Fue Alberto el que señaló como su modelo político a Insfrán. Fue Alberto el que decretó el fin del patriarcado mientras chocaba puñitos con Manzur, que acababa de obligar a una nena de 11 años a parir. Fue Alberto el que en un encuentro empresarial con España recitó que los mexicanos salieron de los indios, los brasileros salieron de la selva y los argentinos llegamos en los barcos. Fue Alberto el único que no sabía que Rusia estaba a punto de invadir Ucrania y visitó a Putin y buscó su complicidad atacando a los Estados Unidos. Fue Alberto el que declaró que en Venezuela no había violaciones de derechos humanos ni delitos de lesa humanidad el mismo día en que Naciones Unidas denunciaba lo contrario. Fue Alberto el que confundió el nombre de la revista La garganta poderosa con el de Garganta profunda. Fue Alberto el que declaró que Argentina estaba creciendo mucho mientras le renunciaba su ministro de economía por Twitter.
Su socia, su hada madrina, su vicepresidenta que le regaló la presidencia, le hizo la segunda en el desgaste. Primero lo acusó de tener funcionarios que no funcionan. Le exigió renuncias de parte de su gabinete hasta que, finalmente, puso los ojos sobre él. Le pidió que usara la lapicera, le escribió cartas y le explicó que por más que le hubieran puesto la banda y dado el bastón eso no significaba que tenía el poder. Incluso lo amenazó con chicanas: “Yo sí puedo mostrar mi celular”, aludiendo a los chats hot que nadie duda que Alberto tiene.
La irresponsabilidad y falta de capacidad de Alberto lo vaciaron de poder y todos lo sabemos incapaz de hacer lo único urgente: diseñar un plan para salir de la crisis.
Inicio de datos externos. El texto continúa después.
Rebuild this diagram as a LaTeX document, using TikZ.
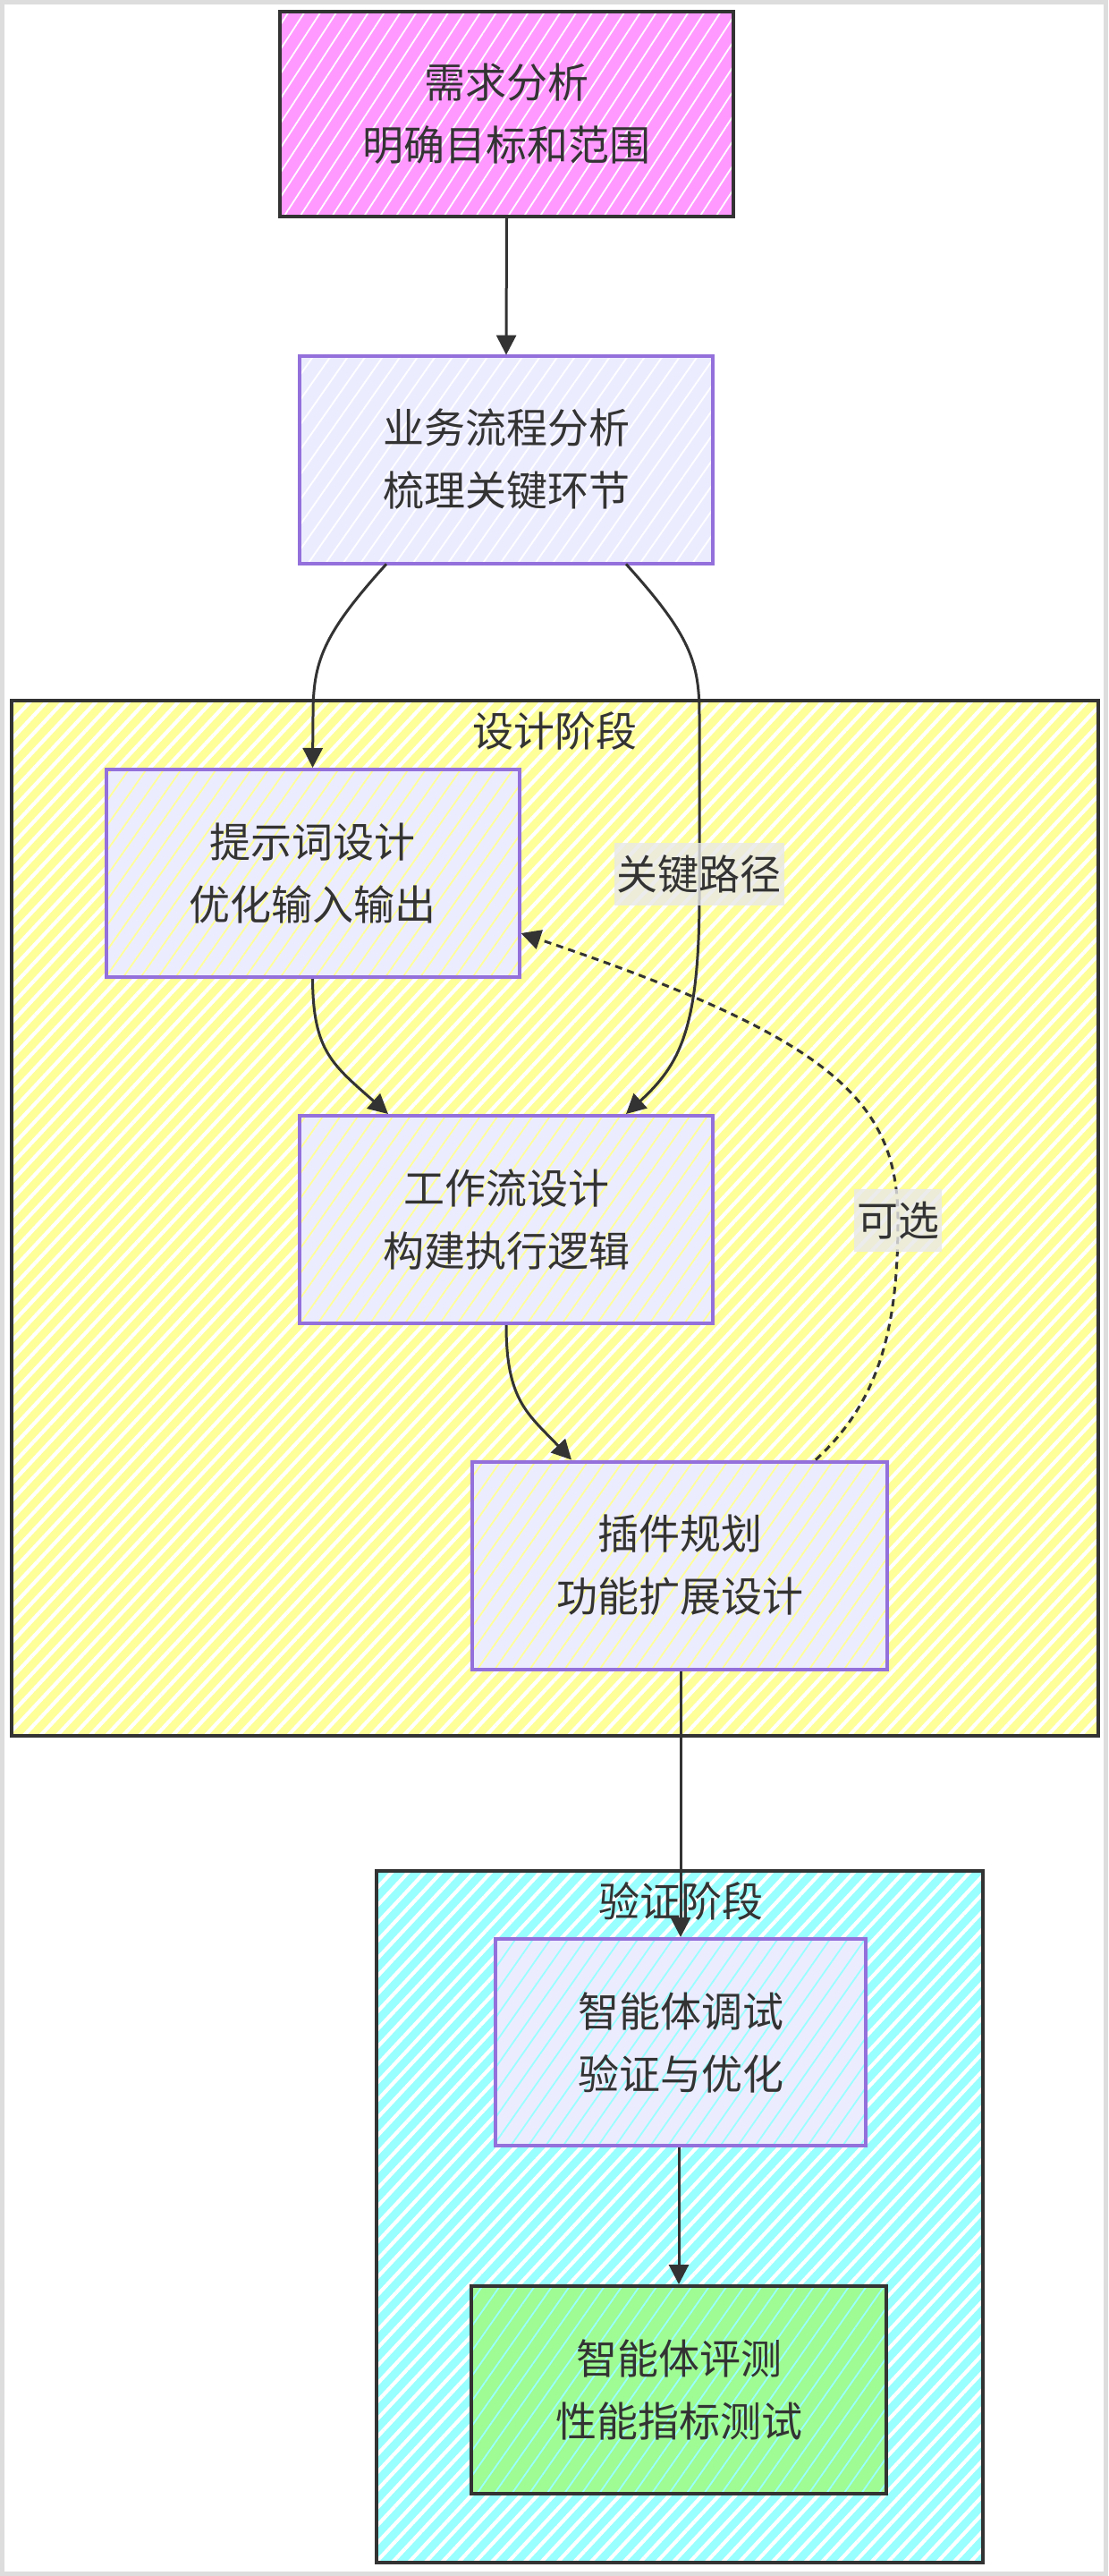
\documentclass[tikz,border=0pt]{standalone}
\usepackage{fontspec}
\setmainfont{Noto Sans CJK SC}
\usetikzlibrary{arrows.meta,patterns.meta,calc}
\definecolor{ink}{HTML}{333333}
\definecolor{magfill}{HTML}{FF99FF}
\definecolor{lavfill}{HTML}{ECECFF}
\definecolor{lavline}{HTML}{9370DB}
\definecolor{yelfill}{HTML}{FFFF99}
\definecolor{cyanfill}{HTML}{99FFFF}
\definecolor{grnfill}{HTML}{9FFB93}
\definecolor{lblbg}{HTML}{E8E8E8}
\definecolor{framegray}{HTML}{DDDDDD}
\begin{document}
\begin{tikzpicture}[x=1pt,y=-1pt,
  txt/.style={font=\fontsize{46}{70}\selectfont, text=ink, align=center},
  bighatch/.style={preaction={fill=#1}, pattern={Lines[angle=47,distance=13.5pt,line width=4.2pt]}, pattern color=white},
  maghatch/.style={preaction={fill=#1}, pattern={Lines[angle=57,distance=15pt,line width=1.8pt]}, pattern color=white},
  smallhatch/.style 2 args={preaction={fill=#1}, pattern={Lines[angle=55,distance=16pt,line width=1.8pt]}, pattern color=#2},
  cluster/.style={draw=ink, line width=4pt, inner sep=0pt},
  proc/.style={txt, draw=lavline, line width=4pt, inner sep=0pt, minimum width=462pt, minimum height=232pt},
  darkbox/.style={txt, draw=ink, line width=4pt, inner sep=0pt, minimum height=232pt},
  title/.style={txt},
  conn/.style={draw=ink, line width=3pt, -{Triangle[length=22pt,width=22pt]}},
  optconn/.style={conn, dash pattern=on 8pt off 6pt},
  lbl/.style={txt, fill=lblbg, fill opacity=0.8, text opacity=1, inner xsep=3pt, inner ysep=0pt, minimum height=70pt}
]
\useasboundingbox (0,0) rectangle (1239,2879);
\fill[white] (0,0) rectangle (1239,2879);
\draw[framegray, line width=5pt] (2.5,2.5) rectangle (1236.5,2876.5);

% subgraphs
\node[cluster, bighatch=yelfill, minimum width=1215pt, minimum height=1157pt] (design) at (620.5,1361.5) {};
\node[title] (designt) at (620,817) {设计阶段};
\node[cluster, bighatch=cyanfill, minimum width=678pt, minimum height=773pt] (verify) at (760,2477.5) {};
\node[title] (verifyt) at (761,2125) {验证阶段};

% nodes
\node[darkbox, maghatch=magfill, minimum width=507pt, minimum height=229pt] (A) at (566.5,127.5) {需求分析\\明确目标和范围};
\node[proc, smallhatch={lavfill}{white}] (B) at (566,513.5) {业务流程分析\\梳理关键环节};
\node[proc, smallhatch={lavfill}{yelfill}] (C) at (349.5,976) {提示词设计\\优化输入输出};
\node[proc, smallhatch={lavfill}{yelfill}] (D) at (566,1363) {工作流设计\\构建执行逻辑};
\node[proc, smallhatch={lavfill}{yelfill}, minimum width=464pt] (E) at (760,1749.5) {插件规划\\功能扩展设计};
\node[proc, smallhatch={lavfill}{cyanfill}, minimum width=414pt, minimum height=231pt] (F) at (761,2282.5) {智能体调试\\验证与优化};
\node[darkbox, smallhatch={grnfill}{cyanfill}, minimum width=464pt] (G) at (759,2671) {智能体评测\\性能指标测试};

% connectors
\draw[conn] (A.south) -- (B.north);
\draw[conn] ([xshift=-134pt]B.south) .. controls (360,710) and (350,740) .. (350,800) -- (C.north);
\draw[conn] ([xshift=134pt]B.south) .. controls (772,710) and (782,740) .. (782,800) -- (782,1000)
  .. controls (782,1150) and (760,1190) .. ([xshift=134pt]D.north);
\draw[conn] (C.south) .. controls (350,1175) and (372,1190) .. ([xshift=-132pt]D.north);
\draw[conn] (D.south) .. controls (566,1565) and (590,1580) .. ([xshift=-121pt]E.north);
\draw[optconn] ([xshift=152pt]E.north) .. controls (985,1565) and (1004,1480) .. (1004,1364)
  .. controls (1004,1230) and (930,1160) .. ([yshift=-67pt]C.east);
\draw[conn] (E.south -| F.north) -- (F.north);
\draw[conn] (F.south -| G.north) -- (G.north);

% connector labels
\node[lbl] (l1) at (781.5,977) {关键路径};
\node[lbl] (l2) at (1004,1364) {可选};
\end{tikzpicture}
\end{document}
Dentro de la interna del gobierno no sólo Cristina Fernández se le animó. Jamás olvidaremos los audios de Fernanda Vallejos en los que se refería a él como el okupa, el atrincherado, el mequetrefe.
Para gobernar se necesita tener poder, ser respetado o, al menos, como decía Maquiavelo, ser temido. La irresponsabilidad y falta de capacidad de Alberto Fernández lo vaciaron de poder, lo llevaron a una situación en la que no pudo elegir a su ministro de Economía y en la que todos lo sabemos incapaz de hacer lo único urgente: diseñar un plan para salir de la crisis.
Pese a sus propios errores, Yrigoyen pudo culpar al diario Crítica, Illia a Primera Plana y De La Rúa a Tinelli. Otra diferencia fundamental es que mientras Yrigoyen e Illia tuvieron la amenaza de los militares y De la Rúa sufrió al peronismo desgastando su poder y acelerando su salida, Alberto Fernández tiene del otro lado a una oposición responsable cuyo único pedido es que se haga cargo y apague el incendio, en vez de seguir echándole nafta. Alberto Fernández y su partido son los únicos culpables de esta crisis: hicieron todo lo posible para que nadie lo respete, ni siquiera, por su investidura.
El Gobierno tiene una responsabilidad y debe cumplirla. Sin caer en la ingenuidad política de creer que van a mejorar o de que existe un ala más virtuosa que las demás, lo que desde las instituciones políticas se puede hacer es pedir un mínimo de sensatez para que los problemas que tenemos no se agraven. Al mismo tiempo, debemos regenerar la esperanza social para que la extrema sensación de estar todo tiempo a un paso del abismo se vaya volviendo, poco a poco, en una de alivio, calma y reconstrucción. El peronismo, al que siempre le atribuyeron la exclusiva capacidad de gobernar el país, una vez más lo destruyó. Es una lección histórica que hay que aprender, de una buena vez por todas.